══ Supplied information ══
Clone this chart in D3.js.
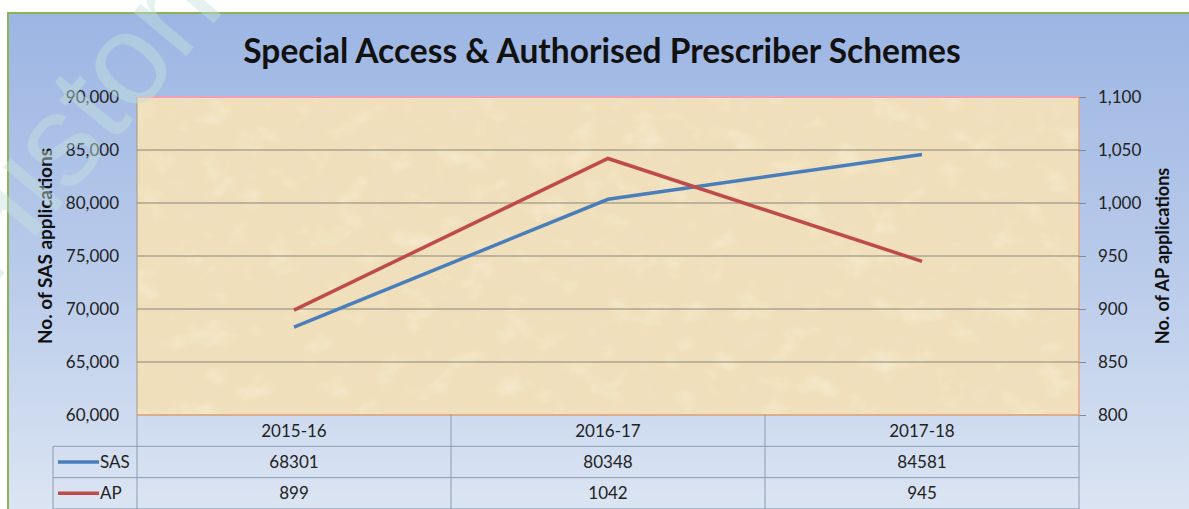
<!DOCTYPE html>
<html>
<head>
<meta charset="utf-8">
<style>
    body { margin: 0; background: #fff; }
    svg { display: block; font-family: Lato, 'Open Sans', sans-serif; }
</style>
</head>
<body>
<svg width="1189" height="509"></svg>
<script src="https://d3js.org/d3.v7.min.js"></script>
<script>
    // data
    let years = ["2015-16", "2016-17", "2017-18"];
    let sasValues = [68301, 80348, 84581];
    let apValues = [899, 1042, 945];
    let leftTicks = [60000, 65000, 70000, 75000, 80000, 85000, 90000];
    let rightTicks = [800, 850, 900, 950, 1000, 1050, 1100];

    let svg = d3.select("svg");
    let plot = { left: 137, right: 1079, top: 97, bottom: 415 };

    let defs = svg.append("defs");
    let grad = defs.append("linearGradient").attr("id", "bg").attr("x1", 0).attr("y1", 0).attr("x2", 0).attr("y2", 1);
    grad.append("stop").attr("offset", "0%").attr("stop-color", "#9cb5e3");
    grad.append("stop").attr("offset", "55%").attr("stop-color", "#bccdeb");
    grad.append("stop").attr("offset", "100%").attr("stop-color", "#dde6f3");

    // parchment look for the plot area
    let filt = defs.append("filter").attr("id", "paper").attr("x", 0).attr("y", 0).attr("width", 1).attr("height", 1);
    filt.append("feTurbulence").attr("type", "fractalNoise").attr("baseFrequency", "0.03 0.04").attr("numOctaves", 5).attr("seed", 7).attr("result", "noise");
    filt.append("feColorMatrix").attr("in", "noise").attr("type", "matrix")
        .attr("values", "0 0 0 0 0.87  0 0 0 0 0.75  0 0 0 0 0.55  1.5 0 0 0 -0.65").attr("result", "dark");
    filt.append("feColorMatrix").attr("in", "noise").attr("type", "matrix")
        .attr("values", "0 0 0 0 0.97  0 0 0 0 0.92  0 0 0 0 0.80  -1.0 0 0 0 0.45").attr("result", "light");
    filt.append("feMerge").call(m => {
        m.append("feMergeNode").attr("in", "SourceGraphic");
        m.append("feMergeNode").attr("in", "dark");
        m.append("feMergeNode").attr("in", "light");
    });
    filt.append("feComposite").attr("in2", "SourceGraphic").attr("operator", "in");

    // chart background
    svg.append("rect").attr("x", 8).attr("y", 13).attr("width", 1189).attr("height", 510)
        .attr("fill", "url(#bg)").attr("stroke", "#8db356").attr("stroke-width", 2);

    svg.append("text").attr("x", 602).attr("y", 63).attr("text-anchor", "middle")
        .attr("font-size", 33.5).attr("font-weight", "bold").attr("fill", "#111")
        .text("Special Access & Authorised Prescriber Schemes");

    let x = d3.scaleBand().domain(years).range([plot.left, plot.right]);
    let yL = d3.scaleLinear().domain([60000, 90000]).range([plot.bottom, plot.top]);
    let yR = d3.scaleLinear().domain([800, 1100]).range([plot.bottom, plot.top]);

    svg.append("rect").attr("x", plot.left).attr("y", plot.top)
        .attr("width", plot.right - plot.left).attr("height", plot.bottom - plot.top)
        .attr("fill", "#f0dfb9").attr("filter", "url(#paper)");
    svg.append("line").attr("x1", plot.left).attr("x2", plot.right).attr("y1", plot.top).attr("y2", plot.top)
        .attr("stroke", "#f0a0b8").attr("stroke-width", 2);
    svg.append("line").attr("x1", plot.right).attr("x2", plot.right).attr("y1", plot.top).attr("y2", plot.bottom)
        .attr("stroke", "#e7a882").attr("stroke-width", 1.5);
    svg.append("line").attr("x1", plot.left).attr("x2", plot.left).attr("y1", plot.top).attr("y2", plot.bottom)
        .attr("stroke", "#a89880").attr("stroke-width", 1);
    svg.append("line").attr("x1", plot.left).attr("x2", plot.right).attr("y1", plot.bottom).attr("y2", plot.bottom)
        .attr("stroke", "#d9a070").attr("stroke-width", 1.5);

    // gridlines
    svg.append("g").selectAll("line").data(leftTicks.slice(1, -1)).join("line")
        .attr("x1", plot.left).attr("x2", plot.right)
        .attr("y1", d => yL(d)).attr("y2", d => yL(d))
        .attr("stroke", "#8a877c").attr("stroke-width", 1);

    // left axis labels
    let fmt = d3.format(",");
    let leftAxis = svg.append("g").attr("transform", `translate(${plot.left},0)`)
        .call(d3.axisLeft(yL).tickValues(leftTicks).tickSize(0).tickPadding(18).tickFormat(fmt));
    leftAxis.select(".domain").remove();
    leftAxis.selectAll("text").attr("font-size", 17).attr("fill", "#222").attr("font-family", "Lato, sans-serif");

    let rightAxis = svg.append("g").attr("transform", `translate(${plot.right},0)`)
        .call(d3.axisRight(yR).tickValues(rightTicks).tickSize(7).tickPadding(12).tickFormat(fmt));
    rightAxis.select(".domain").remove();
    rightAxis.selectAll("line").attr("stroke", "#8a8a8a");
    rightAxis.selectAll("text").attr("font-size", 17).attr("fill", "#222").attr("font-family", "Lato, sans-serif");

    svg.append("text").attr("transform", "translate(52,246) rotate(-90)").attr("text-anchor", "middle")
        .attr("font-size", 19).attr("font-weight", "bold").attr("fill", "#111").text("No. of  SAS applications");
    svg.append("text").attr("transform", "translate(1169,256) rotate(-90)").attr("text-anchor", "middle")
        .attr("font-size", 18).attr("font-weight", "bold").attr("fill", "#111").text("No. of AP applications");

    // lines
    let cx = d => x(d) + x.bandwidth() / 2;
    let sasLine = d3.line().x((d, i) => cx(years[i])).y(d => yL(d));
    let apLine = d3.line().x((d, i) => cx(years[i])).y(d => yR(d));
    svg.append("path").datum(sasValues).attr("d", sasLine).attr("fill", "none")
        .attr("stroke", "#4a7ebb").attr("stroke-width", 3.5);
    svg.append("path").datum(apValues).attr("d", apLine).attr("fill", "none")
        .attr("stroke", "#be4b48").attr("stroke-width", 3.5);

    // data table
    let rowH = 31.3;
    let table = svg.append("g").attr("stroke", "#8c9bb0").attr("stroke-width", 1);
    years.concat(["end"]).forEach((d, i) => {
        let xx = plot.left + i * x.bandwidth();
        table.append("line").attr("x1", xx).attr("x2", xx).attr("y1", plot.bottom).attr("y2", 509);
    });
    [1, 2, 3].forEach(r => {
        table.append("line").attr("x1", 53).attr("x2", plot.right)
            .attr("y1", plot.bottom + r * rowH).attr("y2", plot.bottom + r * rowH);
    });
    table.append("line").attr("x1", 53).attr("x2", 53).attr("y1", plot.bottom + rowH).attr("y2", 509);

    let tText = svg.append("g").attr("font-size", 17).attr("fill", "#222").attr("text-anchor", "middle");
    years.forEach((d, i) => {
        tText.append("text").attr("x", cx(d)).attr("y", plot.bottom + rowH / 2 + 6).text(d);
        tText.append("text").attr("x", cx(d)).attr("y", plot.bottom + rowH * 1.5 + 6).text(sasValues[i]);
        tText.append("text").attr("x", cx(d)).attr("y", plot.bottom + rowH * 2.5 + 6).text(apValues[i]);
    });
    let series = [["SAS", "#4a7ebb"], ["AP", "#be4b48"]];
    series.forEach((s, i) => {
        let yy = plot.bottom + rowH * (1.5 + i);
        svg.append("line").attr("x1", 58).attr("x2", 99).attr("y1", yy).attr("y2", yy)
            .attr("stroke", s[1]).attr("stroke-width", 3.5);
        svg.append("text").attr("x", 100).attr("y", yy + 6).attr("font-size", 17).attr("fill", "#222").text(s[0]);
    });

    // faint watermark
    svg.append("text").attr("transform", "translate(-10,290) rotate(-50)")
        .attr("font-size", 130).attr("font-family", "'Liberation Sans', sans-serif")
        .attr("fill", "#c4e2dc").attr("opacity", 0.45).text("Historic");
</script>
</body>
</html>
═══
# Task objective
Which lines hold the word "chart"? Copy all of them.

# Response
Clone this chart in D3.js.
    // chart background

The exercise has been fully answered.